Wednesday, February 18, 2009

No Comment

I am so grateful for everyone who reads this blog and takes the time and energy to comment. Or doesn’t comment, but still reads. Thank you, truly. Thank you for checking in and bearing with me . Thank you for getting my sense of humor.

Blog reading is a heavy duty commitment. So I'm taking Wordless Wednesday up a notch and introducing Commentless Wednesday. Every once in a while I will post something a little different from what I normally post and I will close comments and that takes all the pressure off you to respond. So, here it is--pressure free blog reading (there will be a quiz on Friday.)


I have a 14 year old stepson who lives in Europe with his mother. I’ve known my husband’s son since he was two years old and the first few years, I’m ashamed to admit, I would stick my tongue out at him whenever I was relatively confident that I was unobserved. I was single and I didn’t have children and I couldn’t help but feel jealous about the obvious bond that pre-Husbandrinka had with his ex. They had a son, and he was adorable. I kept a journal back then, one of those pretentious leatherbound volumes that I am always too intimidated to write in, but the one thing that I did manage to scratch a few months after I got married was “my husband has a son. He is not my son, not even a little bit.” I think about that sometimes. Look, if you had a pretentious journal, you’d be all pretentious about it too.

He visited us a few times every year and his father went to visit him a few times more. As he got older, our relationship evolved around the fact that we have a very similar sense of humor. We all went to Paris last spring and he couldn’t stop laughing at my utter inability to speak French. I think he first thought that I was sort of faking and then he must have assumed that it was some form of a learning disability.

Because there were five of us (me, Husbandrinka, our two kids and my stepson) and the Parisians are neo-Nazis when it comes to the three person per cab maximum, we would split into two cabs routinely. I would often seek to be in a cab with him, not only because he had a cell phone that worked in Paris but also because he could speak French to the driver and translate my anxiety.

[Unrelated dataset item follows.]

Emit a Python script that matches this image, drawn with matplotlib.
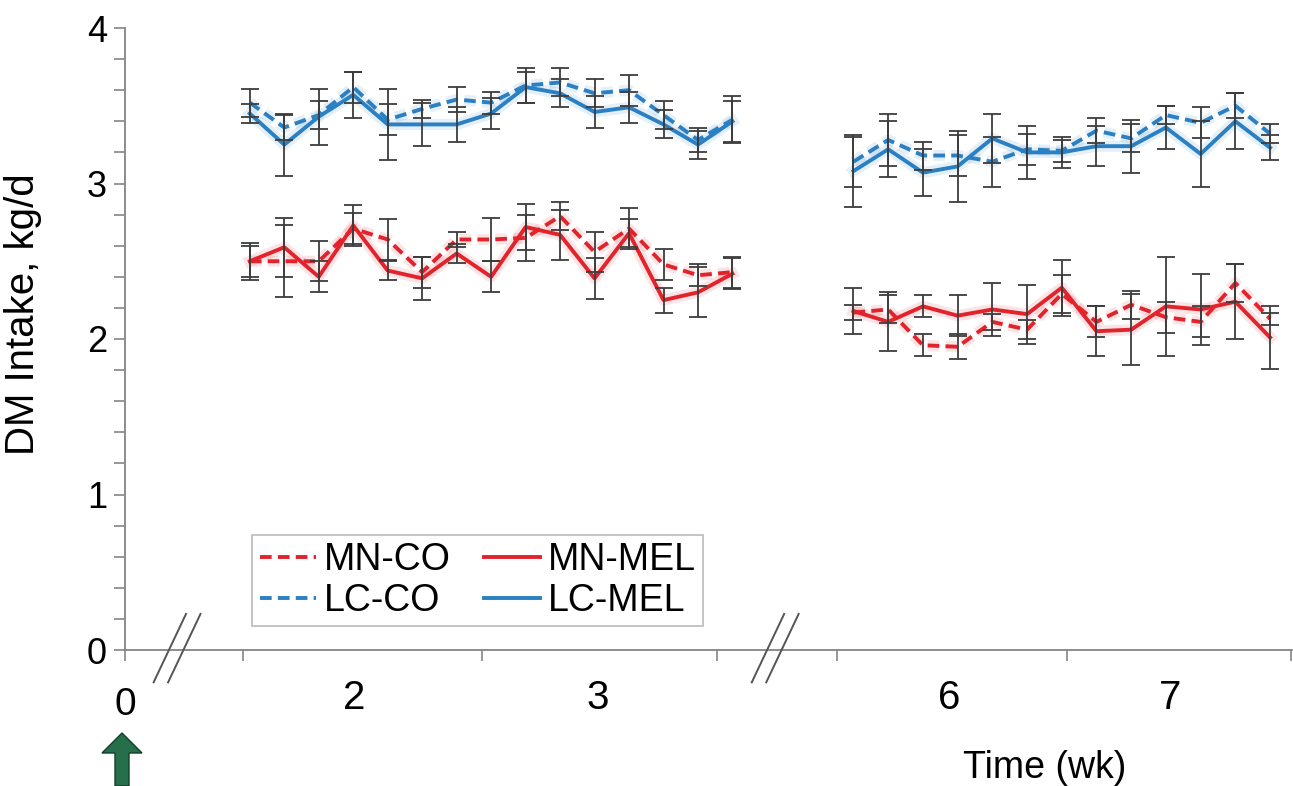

“Where is he taking us?” I asked him one day when the cab driver did a complete U-turn and started driving us away from our destination, racing down the Princess Diana Boulevard of Death. “Let him know that if he’s planning on dismembering us and throwing our remains into the Siene that President Bush will not think twice about adding France to the axis of evil.” He laughed. But for some reason refused to translate.

His mother is sick. She will not get better. I went to see her last year and had a very Lifetime Television for Women moment and told her that I would take care of her son as though he were my own child. She thanked me. She said that he loves coming to New York because I am so nice to him. (She is incredibly gracious and always has been. Thanks a lot for not giving me any evil ex fodder. And yes, I realize that he loves coming to New York because it’s NEW YORK CITY! And not because I know some really good knock-knock jokes, but I’ve been holding on to her words for months and maybe will forever.)

Right now the plan is for him to come and live with us starting in the summer and to finish high school in New York. He loves New York. Over the Christmas holiday he and I and the kids did many things together while Husbandrinka worked and we had a great time. It was fun and we laughed a lot, but we were also very much on vacation. I worry about the every day. I worry about what it will be like to parent a teenager, even a fabulous one. I worry that he’s such a fantastic kid that it’s up to me to fuck up.

I think back to what it was like to be pregnant--and I remember someone telling me that the reason that the gestation period is nine months is so that parents can get used to the fact that they are going to have a child, and somehow come to grips with this monumental change. (I always thought it was so that the embryo can develop and grow, but I’m not like a scientist or anything). And the weird thing is that for the past year my heart has been getting ready to parent another child. I’m almost there.